En Sieranevada, la cámara se movía por la estrechura del espacio escénico a lo largo de casi tres horas. El dispositivo era de una complejidad enorme, pues los largos planos obligaban a la cámara y los actores a medir cada movimiento. En Malmkrog, hay de nuevo momentos coreográficos, en los que el músculo teórico de los diálogo se desparrama mientras los personajes se desplazan por las estancias. Sin embargo, el vaivén entre planos y contraplanos se apodera de algunos tramos del film, en los que los personajes discuten y confrontan sus ideas mientras no dejan de interpelar a Olga, la más joven y devota del grupo. ¿Podemos separar la razón de la conciencia?, se pregunta Olga. ¿Cómo sabemos que aquel al que obedecemos es bueno? El verbo ocupa un lugar privilegiado, pero no se trata de una cháchara banal, sino de discursos elocuentes, grandilocuentes. De fondo, resuena otra disyuntiva, la que se debate entre lo que se dice y lo que se calla, o entre lo que, en cine, se explicita mediante el diálogo y lo que se articula a través de la imagen. El estudio del lenguaje es, de hecho, una constante en el nuevo cine rumano, ya sea el idioma silbado de La gomera o la dialéctica de las normas del deporte en Infinite Football, ambas de Corneliu Porumboiu, además del tono declamativo de las performances de I Do Not Care If We Go Down in History as Barbarians de Radu Jude, así como el análisis de los registros policiales de Tipografic majuscul, también de Jude.

La aridez y opacidad de Malmkrog no emerge únicamente de los discursos y discusiones que plantean los personajes. Hacia la mitad de la película, un desconcertante estallido de violencia –la misma quizá que los invitados han discutido en el plano teórico al hablar del bien y del mal– rompe la tranquilidad del lugar. Mientras cenan, Olga desaparece momentáneamente. Primero se escuchan unas desorganizadas notas al piano. Luego alguien que corre. Los comensales llaman al servicio con la campanilla, pero nadie llega. Algo ha sucedido. El desconcierto sigue ahí cuando en el siguiente episodio aparecen todos de nuevo, y siguen hablando como si nada, aunque ahora ya es de noche y los personajes han pasado a teorizar sobre la resurrección. El paso del tiempo ha caído sobre ellos. Quizá, tras el desconcertante episodio del estallido de violencia y la puntual desaparición de Olga, la realidad ha cedido a otra cosa y la casa radica ahora en una dimensión fantástica.

A lo largo de 200 minutos, Puiu no solo deja que sus personajes hablen, sino que posa su cámara en los gestos y las acciones de los empleados del caserón, los mismos que desaparecen en el ecuador del relato, y que al principio de la película apenas tienen voz.

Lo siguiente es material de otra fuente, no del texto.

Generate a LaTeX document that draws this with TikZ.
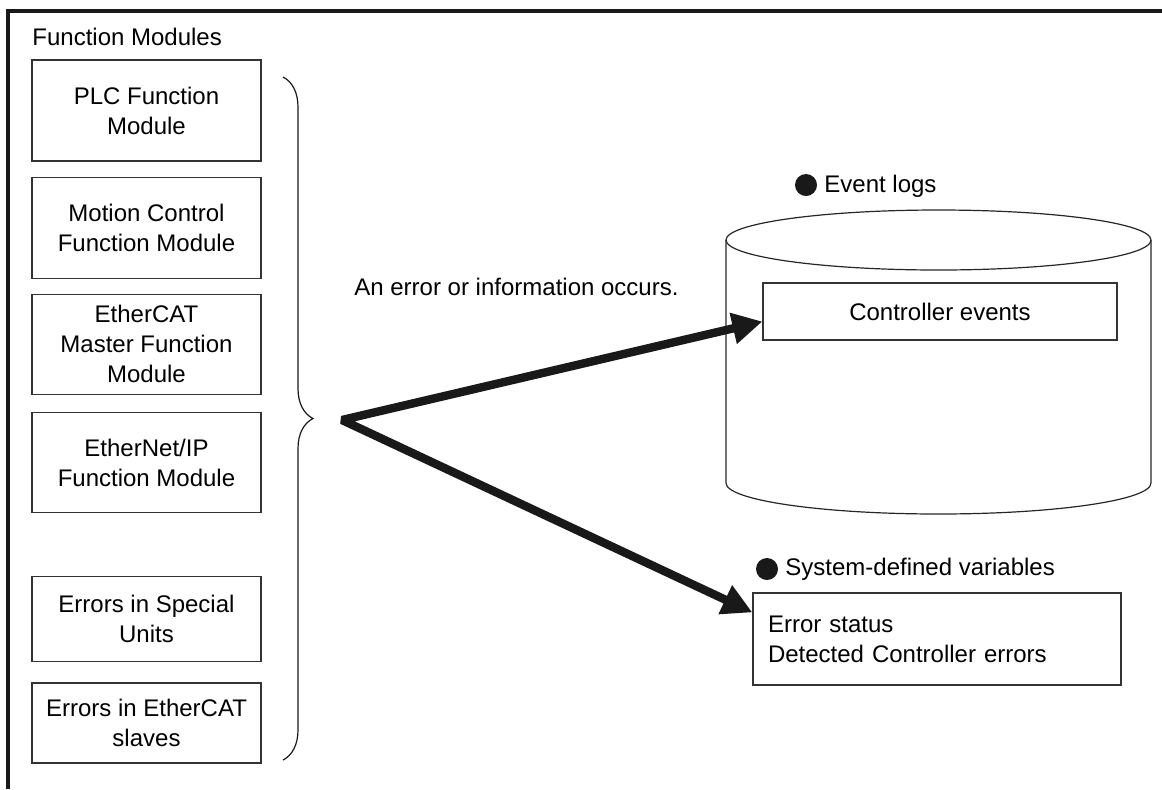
\documentclass[tikz,border=0pt]{standalone}
\usepackage{fontspec}
\setmainfont{Liberation Sans}
\usepackage{tikz}
\usetikzlibrary{arrows.meta, positioning, decorations.pathreplacing}

\begin{document}
\begin{tikzpicture}[
  x=0.5pt, y=-0.5pt,
  every node/.style={font=\fontsize{12}{15}\selectfont},
  fbox/.style={draw=black!80, line width=0.6pt, minimum width=114.5pt,
               align=center, inner sep=2pt},
  ebox/.style={draw=black!80, line width=0.6pt, align=left},
  dot/.style={circle, fill=black!90, inner sep=0pt, minimum size=11pt},
  lbl/.style={inner sep=0pt, anchor=base west},
  frame/.style={line width=1.6pt, black!90},
  arr/.style={line width=4.2pt, black!90, line join=bevel},
]
\useasboundingbox (0,0) rectangle (1162,789);

% Outer frame (cut at right and bottom)
\draw[frame] (8,789) -- (8,11) -- (1162,11);

% Function modules (left column)
\node[lbl] (fmtitle) at (32,45) {Function Modules};
\node[fbox, minimum height=50.5pt] (plc) at (146.5,110.5) {PLC Function\\Module};
\node[fbox, minimum height=50.5pt, below=7.5pt of plc] (mc) {Motion Control\\Function Module};
\node[fbox, minimum height=50pt, below=7.5pt of mc] (ecat) {EtherCAT\\Master Function\\Module};
\node[fbox, minimum height=50pt, below=8.5pt of ecat] (eip) {EtherNet/IP\\Function Module};
\node[fbox, minimum height=42.5pt, below=31.5pt of eip] (spu) {Errors in Special\\Units};
\node[fbox, minimum height=40pt, below=10pt of spu] (slv) {Errors in EtherCAT\\slaves};

% Brace gathering all sources
\draw[black!90, line width=0.6pt, decorate, decoration={brace, amplitude=15pt}]
  (283,77) -- (283,760);
\coordinate (src) at (342,420);

\node[lbl] (occ) at (354,295) {An error or information occurs.};

% Event log store (cylinder)
\draw[black!85, line width=0.6pt] (726,240) -- (726,483)
  arc[start angle=180, end angle=0, x radius=212.5, y radius=31] -- (1151,240);
\draw[black!85, line width=0.6pt] (938.5,240) ellipse[x radius=212.5, y radius=30];
\node[dot] (evdot) at (806,185) {};
\node[lbl] (evlog) at (824,192) {Event logs};
\node[ebox, minimum width=177pt, minimum height=28.5pt, align=center] (ctrl) at (940,311.5) {Controller events};

% System-defined variables
\node[dot] (svdot) at (767,569) {};
\node[lbl] (svar) at (785,575) {System-defined variables};
\node[ebox, minimum width=184pt, minimum height=46pt, text width=169pt, inner xsep=7.5pt] (sys) at (937,639)
  {Error status\\Detected Controller errors};

% Arrows: source -> event log, source -> variables
\draw[arr, {Triangle[length=15pt, width=15pt]}-{Triangle[length=15pt, width=15pt]}]
  ([yshift=-5pt]ctrl.west) -- (src) -- ([yshift=-10pt]sys.north west);

\end{tikzpicture}
\end{document}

Puiu se fija en cómo apagan las velas, cómo recogen el mantel, cómo colocan el plato principal y luego el postre. Mientras, entre bocado de carne y cucharada de sorbete de frambuesa, los ricos discuten sobre qué es Europa. Los sirvientes callan y no paran de moverse. Malmkrog se sitúa a finales del siglo XIX, antes de que, ya en el XX, la violencia hiciese tambalear esa Europa de la que tanto hablan los personajes. En La regla del juego de Jean Renoir, en el espacio de un caserón, un grupo de burgueses y sus sirvientes jugaban hasta que la violencia se colaba como un presagio de lo que estaba por llegar en Europa. La película de Puiu también plantea el principio de una desintegración, del continente, de la humanidad, pero también de una clase ensimismada. Hacia el final, entre disertaciones sobre la resurrección, sus personajes parecen fantasmas de un tiempo pasado, como “los muertos” a los que se referían James Joyce y John Huston en Dublineses/The Dead, otra pieza de cámara sobre las clases altas y el crepúsculo vital.